> [GOAL] Take the lines from the beginning of the material through the line containing "25, 29.17, 33.33];" and retype them exactly, leaving the pictures out.
** Begin DATASET SECTION **
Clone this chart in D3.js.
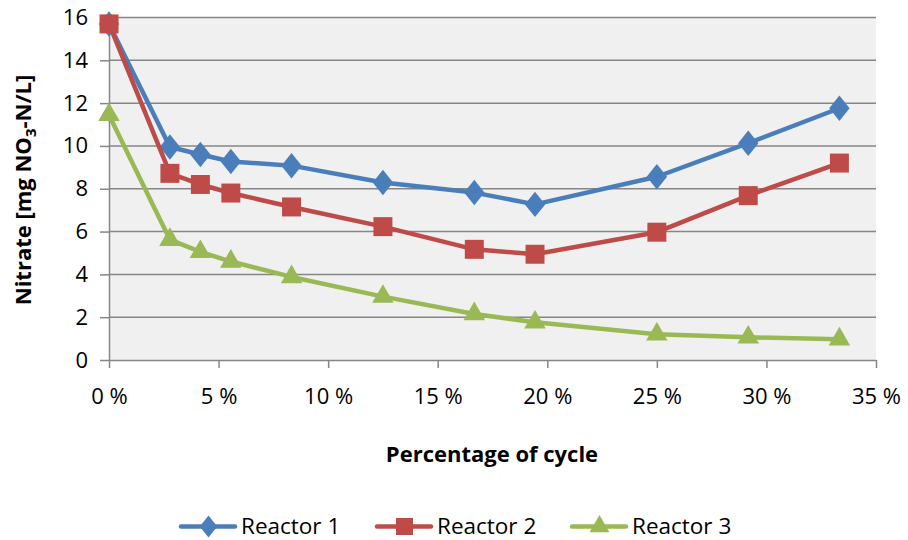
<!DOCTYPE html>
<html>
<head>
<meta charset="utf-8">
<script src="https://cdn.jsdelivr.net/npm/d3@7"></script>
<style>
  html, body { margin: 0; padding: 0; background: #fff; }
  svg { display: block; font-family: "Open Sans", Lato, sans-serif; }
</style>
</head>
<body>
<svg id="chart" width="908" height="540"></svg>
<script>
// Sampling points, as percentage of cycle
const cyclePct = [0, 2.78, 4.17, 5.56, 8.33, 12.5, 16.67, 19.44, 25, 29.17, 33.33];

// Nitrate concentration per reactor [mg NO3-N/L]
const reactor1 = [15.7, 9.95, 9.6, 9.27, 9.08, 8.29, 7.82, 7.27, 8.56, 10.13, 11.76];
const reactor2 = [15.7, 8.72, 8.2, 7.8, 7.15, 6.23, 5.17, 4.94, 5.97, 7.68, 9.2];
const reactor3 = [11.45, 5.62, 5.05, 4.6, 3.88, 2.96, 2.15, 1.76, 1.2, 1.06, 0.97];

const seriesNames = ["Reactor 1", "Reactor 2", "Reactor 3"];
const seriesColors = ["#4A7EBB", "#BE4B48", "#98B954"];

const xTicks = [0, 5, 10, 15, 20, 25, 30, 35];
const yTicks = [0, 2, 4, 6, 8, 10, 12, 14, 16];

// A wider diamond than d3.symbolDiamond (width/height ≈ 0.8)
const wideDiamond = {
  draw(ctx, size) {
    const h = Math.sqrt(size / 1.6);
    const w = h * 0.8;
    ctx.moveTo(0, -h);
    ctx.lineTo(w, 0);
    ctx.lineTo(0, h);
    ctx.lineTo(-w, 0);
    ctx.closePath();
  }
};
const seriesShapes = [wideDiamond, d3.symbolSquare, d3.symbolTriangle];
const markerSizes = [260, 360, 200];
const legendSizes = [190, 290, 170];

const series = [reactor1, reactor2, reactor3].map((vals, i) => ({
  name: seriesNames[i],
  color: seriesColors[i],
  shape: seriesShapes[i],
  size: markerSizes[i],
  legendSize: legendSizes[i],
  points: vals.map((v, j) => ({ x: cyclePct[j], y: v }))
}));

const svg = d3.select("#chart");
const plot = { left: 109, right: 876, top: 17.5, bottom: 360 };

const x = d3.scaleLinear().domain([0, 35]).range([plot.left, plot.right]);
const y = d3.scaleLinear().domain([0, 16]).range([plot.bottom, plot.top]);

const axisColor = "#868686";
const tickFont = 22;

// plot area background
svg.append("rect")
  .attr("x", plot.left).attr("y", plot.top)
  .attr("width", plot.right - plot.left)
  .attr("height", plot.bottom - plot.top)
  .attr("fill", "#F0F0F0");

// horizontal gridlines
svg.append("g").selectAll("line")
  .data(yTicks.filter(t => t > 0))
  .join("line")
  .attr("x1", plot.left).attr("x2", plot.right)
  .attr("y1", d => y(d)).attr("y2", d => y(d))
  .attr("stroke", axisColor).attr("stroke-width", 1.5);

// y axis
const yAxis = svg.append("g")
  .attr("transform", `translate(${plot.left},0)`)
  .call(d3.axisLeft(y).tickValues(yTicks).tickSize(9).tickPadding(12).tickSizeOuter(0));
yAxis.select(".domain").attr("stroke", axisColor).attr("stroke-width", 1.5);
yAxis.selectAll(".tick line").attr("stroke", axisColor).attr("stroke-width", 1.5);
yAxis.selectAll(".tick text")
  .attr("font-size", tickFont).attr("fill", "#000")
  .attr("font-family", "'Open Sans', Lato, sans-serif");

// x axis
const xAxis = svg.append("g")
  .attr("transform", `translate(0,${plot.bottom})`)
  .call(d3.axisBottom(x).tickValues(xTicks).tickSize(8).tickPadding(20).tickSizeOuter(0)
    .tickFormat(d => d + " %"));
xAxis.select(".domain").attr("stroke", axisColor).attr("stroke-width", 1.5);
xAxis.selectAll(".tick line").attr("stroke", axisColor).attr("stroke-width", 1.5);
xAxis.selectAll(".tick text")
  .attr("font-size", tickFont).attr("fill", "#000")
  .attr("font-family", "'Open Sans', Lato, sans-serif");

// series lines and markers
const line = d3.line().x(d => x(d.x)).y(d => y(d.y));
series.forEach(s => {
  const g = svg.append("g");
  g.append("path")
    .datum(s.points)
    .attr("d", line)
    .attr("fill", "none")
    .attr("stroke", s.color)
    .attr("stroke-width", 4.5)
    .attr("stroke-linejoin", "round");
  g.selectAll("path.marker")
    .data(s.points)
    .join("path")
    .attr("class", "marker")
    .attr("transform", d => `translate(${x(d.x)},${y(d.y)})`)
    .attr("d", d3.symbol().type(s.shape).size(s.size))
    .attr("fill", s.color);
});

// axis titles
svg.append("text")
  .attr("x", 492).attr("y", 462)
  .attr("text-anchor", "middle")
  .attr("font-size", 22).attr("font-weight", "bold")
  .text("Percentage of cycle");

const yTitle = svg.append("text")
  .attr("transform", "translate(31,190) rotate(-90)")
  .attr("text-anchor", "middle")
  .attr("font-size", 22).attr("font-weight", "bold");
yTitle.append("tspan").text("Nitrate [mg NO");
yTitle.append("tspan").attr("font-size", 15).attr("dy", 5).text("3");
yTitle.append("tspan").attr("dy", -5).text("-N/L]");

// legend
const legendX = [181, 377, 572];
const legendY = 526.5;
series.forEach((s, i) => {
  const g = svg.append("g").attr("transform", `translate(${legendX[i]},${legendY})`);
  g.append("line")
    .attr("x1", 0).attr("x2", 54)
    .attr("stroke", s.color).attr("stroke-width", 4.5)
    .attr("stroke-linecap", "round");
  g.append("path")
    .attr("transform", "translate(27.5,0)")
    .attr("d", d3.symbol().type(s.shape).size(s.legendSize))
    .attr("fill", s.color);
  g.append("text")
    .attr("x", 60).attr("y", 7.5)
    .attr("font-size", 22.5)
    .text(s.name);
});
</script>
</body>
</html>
** End DATASET SECTION **
> [OUTPUT]
Clone this chart in D3.js.
<!DOCTYPE html>
<html>
<head>
<meta charset="utf-8">
<script src="https://cdn.jsdelivr.net/npm/d3@7"></script>
<style>
  html, body { margin: 0; padding: 0; background: #fff; }
  svg { display: block; font-family: "Open Sans", Lato, sans-serif; }
</style>
</head>
<body>
<svg id="chart" width="908" height="540"></svg>
<script>
// Sampling points, as percentage of cycle
const cyclePct = [0, 2.78, 4.17, 5.56, 8.33, 12.5, 16.67, 19.44, 25, 29.17, 33.33];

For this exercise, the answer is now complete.